Wildflowers at Little Mountain

And what I had really wanted to write about was wildflowers and wildlife at Little Mountain. If there was any good news to report about Little Mountain over the summer of 2012, is that the site had become a place of rebirth, if not for housing then for nature and urban wildlife.

A Field of Dandelions at Little Mountain

It was only two months ago, on June 27th, that all interested parties convened at City Hall to hash out a Policy Statement on redevelopment. And then the BC Liberal Government through its housing organ — British Columbia Housing — lifted its iron fist once again and brought it down at Little Mountain and it was “eviction time” again. But this time, instead of the threat of aesbestos in the buildings, it’s residues of heating oil in the ground water.

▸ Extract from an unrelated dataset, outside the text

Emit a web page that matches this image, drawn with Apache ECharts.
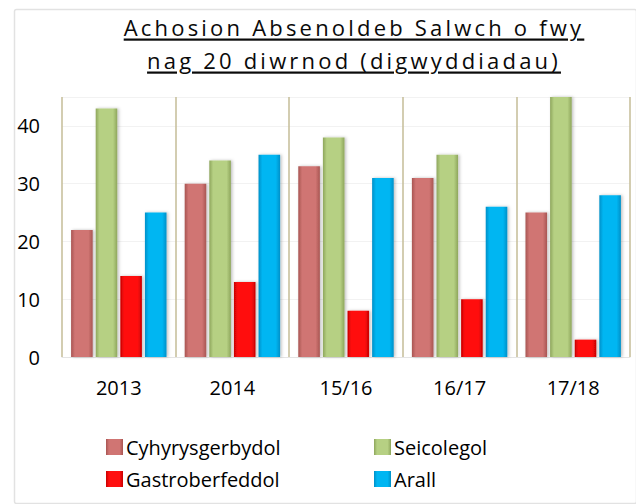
<!DOCTYPE html>
<html>
<head>
<meta charset="utf-8">
<script src="https://cdn.jsdelivr.net/npm/echarts@6/dist/echarts.min.js"></script>
<style>
html,body{margin:0;padding:0;background:#fff;}
#chart{width:636px;height:504px;}
</style>
</head>
<body>
<div id="chart"></div>
<script>
var titleLines = ['Achosion Absenoldeb Salwch o fwy', 'nag 20 diwrnod (digwyddiadau)'];
var categories = ['2013', '2014', '15/16', '16/17', '17/18'];
var seriesNames = ['Cyhyrysgerbydol', 'Seicolegol', 'Gastroberfeddol', 'Arall'];
var cyhyrysgerbydol = [22, 30, 33, 31, 25];
var seicolegol = [43, 34, 38, 35, 45];
var gastroberfeddol = [14, 13, 8, 10, 3];
var arall = [25, 35, 31, 26, 28];
var yTicks = [0, 10, 20, 30, 40];

function grad(edge, mid) {
  return {
    type: 'linear', x: 0, y: 0, x2: 1, y2: 0,
    colorStops: [
      {offset: 0, color: edge}, {offset: 0.18, color: mid},
      {offset: 0.8, color: mid}, {offset: 1, color: edge}
    ]
  };
}
var colors = [
  grad('#a85552', '#d07573'),
  grad('#8ea65c', '#b6d083'),
  grad('#c80000', '#ff1010'),
  grad('#0090c8', '#00b6f2')
];
var seriesData = [cyhyrysgerbydol, seicolegol, gastroberfeddol, arall];

var font = '"Open Sans", sans-serif';
var chart = echarts.init(document.getElementById('chart'), null, {renderer: 'svg'});

var series = seriesNames.map(function (n, i) {
  return {
    name: n,
    type: 'bar',
    data: seriesData[i],
    barGap: '14%',
    barCategoryGap: '16%',
    itemStyle: {
      color: colors[i],
      shadowColor: 'rgba(0,0,0,0.25)',
      shadowBlur: 3,
      shadowOffsetX: 1.5,
      shadowOffsetY: 0
    }
  };
});

chart.setOption({
  animation: false,
  backgroundColor: '#fff',
  graphic: [{
    type: 'rect', left: 12, top: 7, silent: true, z: -10,
    shape: {width: 622, height: 494, r: 2},
    style: {fill: 'none', stroke: '#e2e2e2', lineWidth: 1.5}
  }],
  title: {
    text: titleLines.join('\n'),
    left: 349,
    top: 5,
    textAlign: 'center',
    textStyle: {fontFamily: font, fontSize: 22, fontWeight: 'normal', color: '#0a0a0a', lineHeight: 33}
  },
  legend: [{
    data: [seriesNames[0], seriesNames[2]],
    orient: 'vertical', left: 106, top: 437, padding: 0,
    itemWidth: 17, itemHeight: 16, itemGap: 12, icon: 'rect',
    textStyle: {fontFamily: font, fontSize: 20, color: '#000', padding: [0, 0, 0, -2]}
  }, {
    data: [seriesNames[1], seriesNames[3]],
    orient: 'vertical', left: 374, top: 437, padding: 0,
    itemWidth: 17, itemHeight: 16, itemGap: 12, icon: 'rect',
    textStyle: {fontFamily: font, fontSize: 20, color: '#000', padding: [0, 0, 0, -2]}
  }],
  grid: {left: 62, right: 6, top: 97, bottom: 147, containLabel: false},
  xAxis: {
    type: 'category',
    data: categories,
    axisLine: {show: true, lineStyle: {color: '#e4e4e4', width: 1}},
    axisTick: {show: false},
    axisLabel: {fontFamily: font, fontSize: 20, color: '#000', margin: 20},
    splitLine: {show: true, lineStyle: {color: '#c4bd97', width: 1.5}}
  },
  yAxis: {
    type: 'value',
    min: yTicks[0],
    max: 45,
    interval: yTicks[1] - yTicks[0],
    axisLine: {show: false},
    axisTick: {show: false},
    axisLabel: {fontFamily: font, fontSize: 20, color: '#000', margin: 22, showMaxLabel: false},
    splitLine: {show: true, lineStyle: {color: '#f2f2f2', width: 1}}
  },
  series: series
});

function styleTitle() {
  var texts = document.querySelectorAll('#chart text');
  texts.forEach(function (t) {
    if (titleLines.indexOf(t.textContent) >= 0) {
      t.style.letterSpacing = '3.2px';
      t.style.textDecoration = 'underline';
    }
  });
}
styleTitle();
chart.on('finished', styleTitle);
</script>
</body>
</html>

Bulrushes at Little Mountain push back up after meeting BC Housing's machete.

But before I go into greater detail on the groundwater testing (in a future blog) can anyone from the City of Vancouver, or BC Housing, or the engineering firm tell me why they had to cut down all the wildflowers? Including a tiny stand of bullrushes – the week after?

David V
The Little Mountain Project, in late summer, 2012.